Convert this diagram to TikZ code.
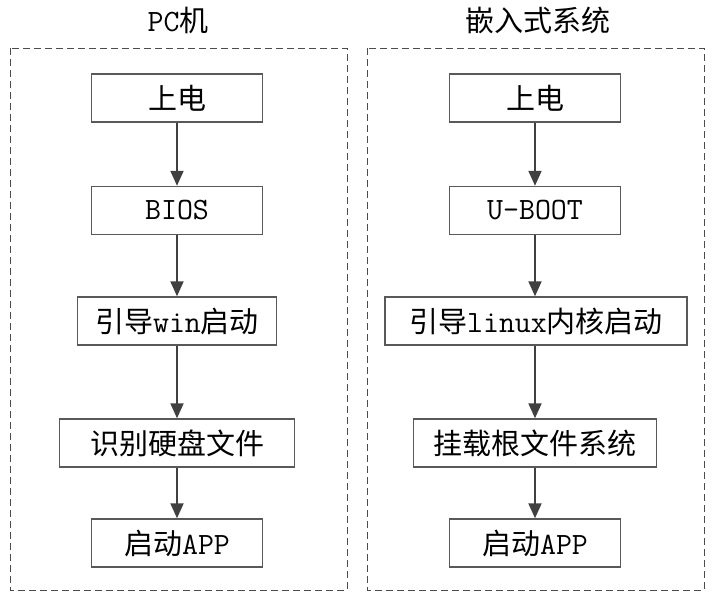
\documentclass[tikz,border=0pt]{standalone}
\usepackage{fontspec}
\newfontfamily\cjk{Noto Sans CJK SC}
\usepackage{tikz}
\usetikzlibrary{
  positioning,
  arrows.meta
}
\newcommand{\zh}[1]{{\cjk #1}}
\newcommand{\en}[1]{{\fontsize{31}{32}\selectfont\ttfamily #1}}

\begin{document}
\begin{tikzpicture}[
  x=1pt, y=-1pt,
  stage/.style={draw=black!65, line width=1.4pt, minimum height=48pt,
                minimum width=171pt, inner sep=0pt, font=\fontsize{29}{32}\selectfont},
  panel/.style={draw=black!70, line width=0.9pt, dash pattern=on 7pt off 4pt},
  caption/.style={font=\fontsize{29}{32}\selectfont},
  flow/.style={draw=black!75, line width=1.9pt, -{Triangle[length=15pt,width=13pt]}}
]
  \useasboundingbox (0,0) rectangle (714,599);

  % Panels
  \draw[panel] (10,48) rectangle (347,590);
  \draw[panel] (367,48) rectangle (704,590);
  \node[caption] (pcTitle) at (178,20) {\en{PC}\zh{机}};
  \node[caption] (emTitle) at (538,20) {\zh{嵌入式系统}};

  % PC boot chain
  \node[stage] (pc1) at (177,98) {\zh{上电}};
  \node[stage] (pc2) at (177,210.5) {\en{BIOS}};
  \node[stage, minimum width=199pt] (pc3) at (177,321) {\zh{引导}\en{win}\zh{启动}};
  \node[stage, minimum width=235pt] (pc4) at (177,443) {\zh{识别硬盘文件}};
  \node[stage] (pc5) at (177,543) {\zh{启动}\en{APP}};

  % Embedded boot chain
  \node[stage] (em1) at (535,98) {\zh{上电}};
  \node[stage] (em2) at (535,210.5) {\en{U-BOOT}};
  \node[stage, minimum width=302pt] (em3) at (536,321) {\zh{引导}\en{linux}\zh{内核启动}};
  \node[stage, minimum width=243pt] (em4) at (535,443) {\zh{挂载根文件系统}};
  \node[stage] (em5) at (535,543) {\zh{启动}\en{APP}};

  % Arrows
  \foreach \a/\b in {pc1/pc2, pc2/pc3, pc3/pc4, pc4/pc5, em1/em2, em2/em3, em4/em5}
    \draw[flow] (\a.south) -- (\a.south |- \b.north);
  \draw[flow] (em3.south -| em4) -- (em4.north);
\end{tikzpicture}
\end{document}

━━━━━━━━━━━━━━━━

• _WHAT THE EXERCISE ASKS_
Write out every line above exactly as it is, leaving out the pictures.

• _FULL OUTPUT_
Convert this diagram to TikZ code.
\documentclass[tikz,border=0pt]{standalone}
\usepackage{fontspec}
\newfontfamily\cjk{Noto Sans CJK SC}
\usepackage{tikz}
\usetikzlibrary{
  positioning,
  arrows.meta
}
\newcommand{\zh}[1]{{\cjk #1}}
\newcommand{\en}[1]{{\fontsize{31}{32}\selectfont\ttfamily #1}}

\begin{document}
\begin{tikzpicture}[
  x=1pt, y=-1pt,
  stage/.style={draw=black!65, line width=1.4pt, minimum height=48pt,
                minimum width=171pt, inner sep=0pt, font=\fontsize{29}{32}\selectfont},
  panel/.style={draw=black!70, line width=0.9pt, dash pattern=on 7pt off 4pt},
  caption/.style={font=\fontsize{29}{32}\selectfont},
  flow/.style={draw=black!75, line width=1.9pt, -{Triangle[length=15pt,width=13pt]}}
]
  \useasboundingbox (0,0) rectangle (714,599);

  % Panels
  \draw[panel] (10,48) rectangle (347,590);
  \draw[panel] (367,48) rectangle (704,590);
  \node[caption] (pcTitle) at (178,20) {\en{PC}\zh{机}};
  \node[caption] (emTitle) at (538,20) {\zh{嵌入式系统}};

  % PC boot chain
  \node[stage] (pc1) at (177,98) {\zh{上电}};
  \node[stage] (pc2) at (177,210.5) {\en{BIOS}};
  \node[stage, minimum width=199pt] (pc3) at (177,321) {\zh{引导}\en{win}\zh{启动}};
  \node[stage, minimum width=235pt] (pc4) at (177,443) {\zh{识别硬盘文件}};
  \node[stage] (pc5) at (177,543) {\zh{启动}\en{APP}};

  % Embedded boot chain
  \node[stage] (em1) at (535,98) {\zh{上电}};
  \node[stage] (em2) at (535,210.5) {\en{U-BOOT}};
  \node[stage, minimum width=302pt] (em3) at (536,321) {\zh{引导}\en{linux}\zh{内核启动}};
  \node[stage, minimum width=243pt] (em4) at (535,443) {\zh{挂载根文件系统}};
  \node[stage] (em5) at (535,543) {\zh{启动}\en{APP}};

  % Arrows
  \foreach \a/\b in {pc1/pc2, pc2/pc3, pc3/pc4, pc4/pc5, em1/em2, em2/em3, em4/em5}
    \draw[flow] (\a.south) -- (\a.south |- \b.north);
  \draw[flow] (em3.south -| em4) -- (em4.north);
\end{tikzpicture}
\end{document}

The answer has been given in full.